I loved getting back into clay and making bowls for the Empty Bowls Dinner. This year I wanted to create special looking bowls as opposed to the usual small bowls that I made last year for the event. I tried a different design for each bowl/tray and experimented with different glazes that I didn't use last year. Below are some pictures of a few bowls that I created and glazed.


PAPER LANTERNS


I really enjoyed making lanterns this marking period. I have completed 3 (two of which I gave to family members for Christmas) so far and I'm currently finishing another one. My main lantern (above) was inspired by the season of fall. The barren trees suggest winter but I was thinking more of the wind and the motions that the trees make when the wind blows against them, especially in the fall season. My original lantern's color was not altered from its original white while my other three lanterns were colored before cutting out each of their respective patterns.


Friday, January 11, 2013

Artist Research Post


- ROY LICHTENSTEIN -

Roy Lichtenstein, born October 27, 1923 in Manhattan, was a pop-artist who, starting in the 60's, transformed people's overall perception of art. Today, Lichtenstein is best known for his blown-up comic book portraits of girls & other cartoon-ish images. Lichtenstein used Ben-Day dots in his art in order to give his pieces a comic book-like feeling. Lichtenstein's new style of pop art was anti-everything, including the previous style he used and the most popular style of the time, Abstract Expressionism. Lichtenstein wanted to see "the difference between commercial drawing and fine art drawing". Lichtenstein differed from the other "king" of pop art, Andy Warhol, in that he had a different style of painting and lacked the celebrity persona that Warhol had. Lichtenstein was against the "pop machine" and opposed to much of what Warhol was doing at the time. Lichtenstein took the concept of commercial art and flipped it upside down. 
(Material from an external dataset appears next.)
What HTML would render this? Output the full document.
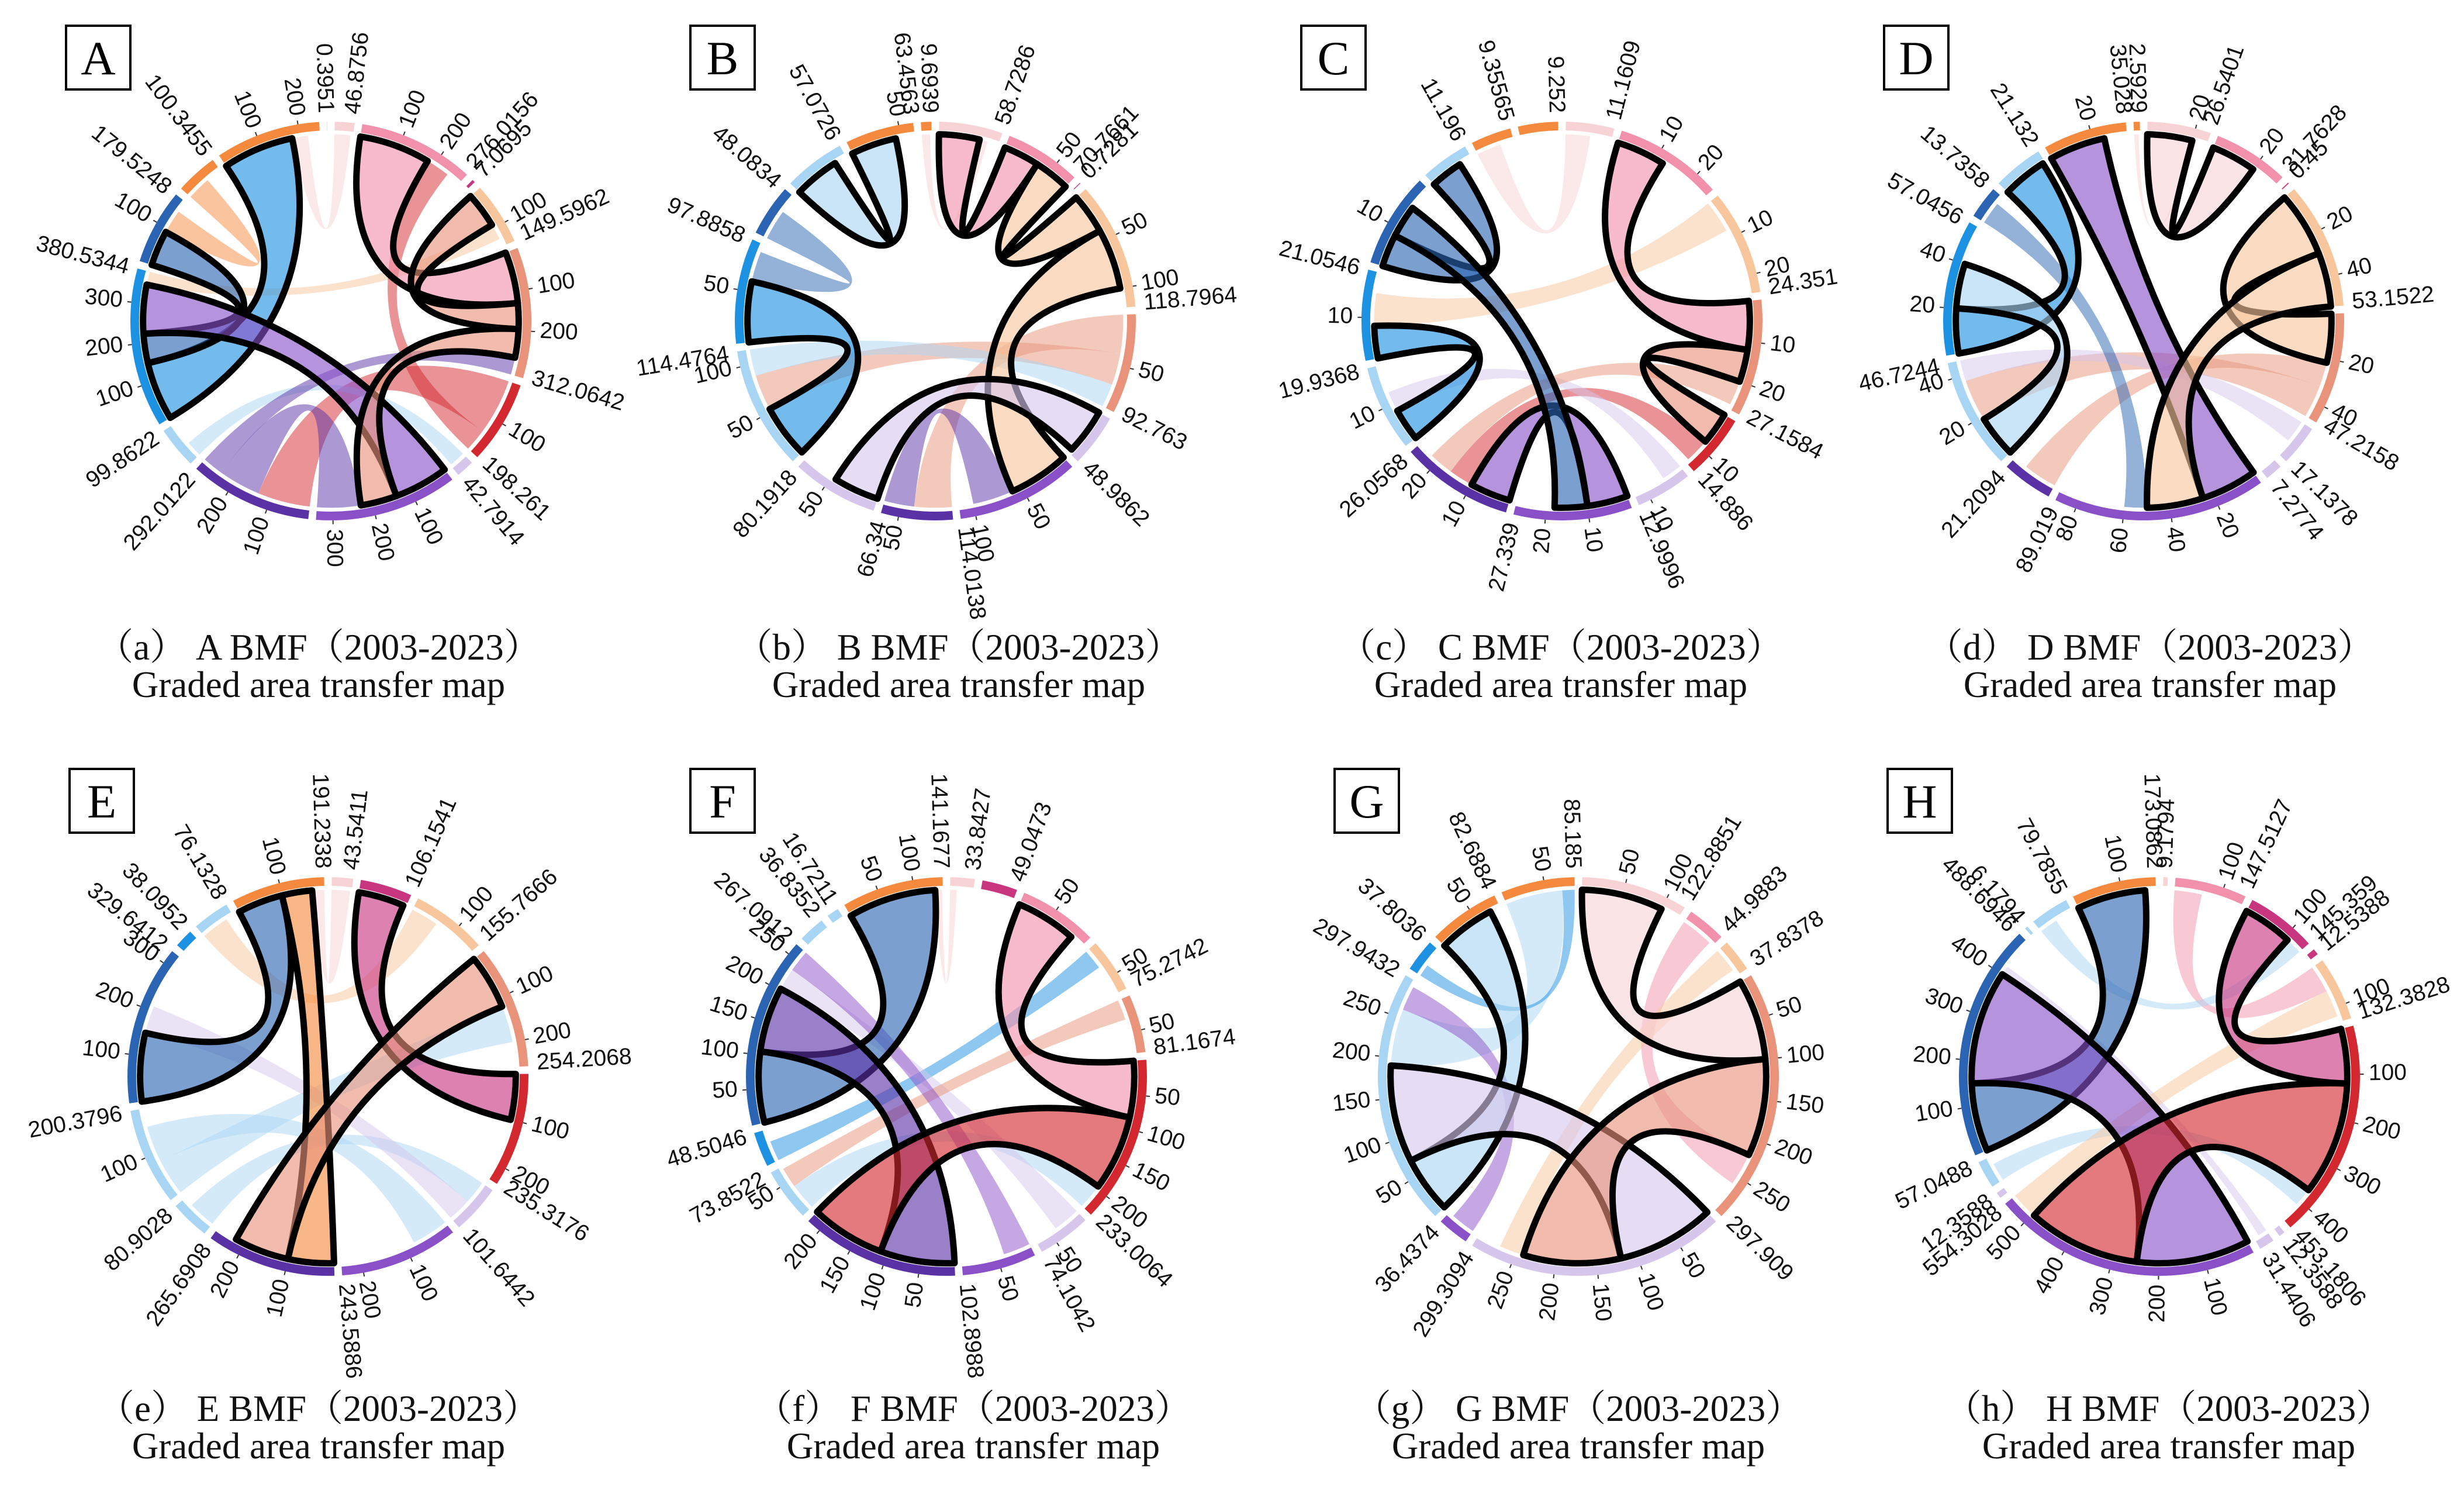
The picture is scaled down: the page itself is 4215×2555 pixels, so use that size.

I really like Lichtenstein because he proved that he wasn't afraid to mess with what the public felt comfortable with. He turned the art world upside down when he first arrived on the scene and many were wondering if the pieces he was creating were even qualified as works of art. He wasn't afraid to do something that nobody else was doing, and I really respect him for that.

I love this painting a lot because it differs greatly from some of his other earlier paintings which strictly feature the three primary colors and the color black. Girl In Window (above) uses brighter hues of all three primaries plus a dark green for the window. I also love all of the energy that was put into in the painting.
 
I saw this piece, Perforated Seascape #1, when I visited Lichtenstein: A Retrospective in D.C. this past December. I loved how different this one was from all of the other landscape paintings he did. It consisted of two panels (about 8 inches apart) which were either covered in blue dots or red dots. When you got closer or farther away, these giant spots (visible above) would start to form and change shape/disappear.
 
I've always really enjoyed his Brushstroke paintings but the one above has to be my favorite. I love that the brushstrokes are painted to look almost like the hair of the girls he also paints.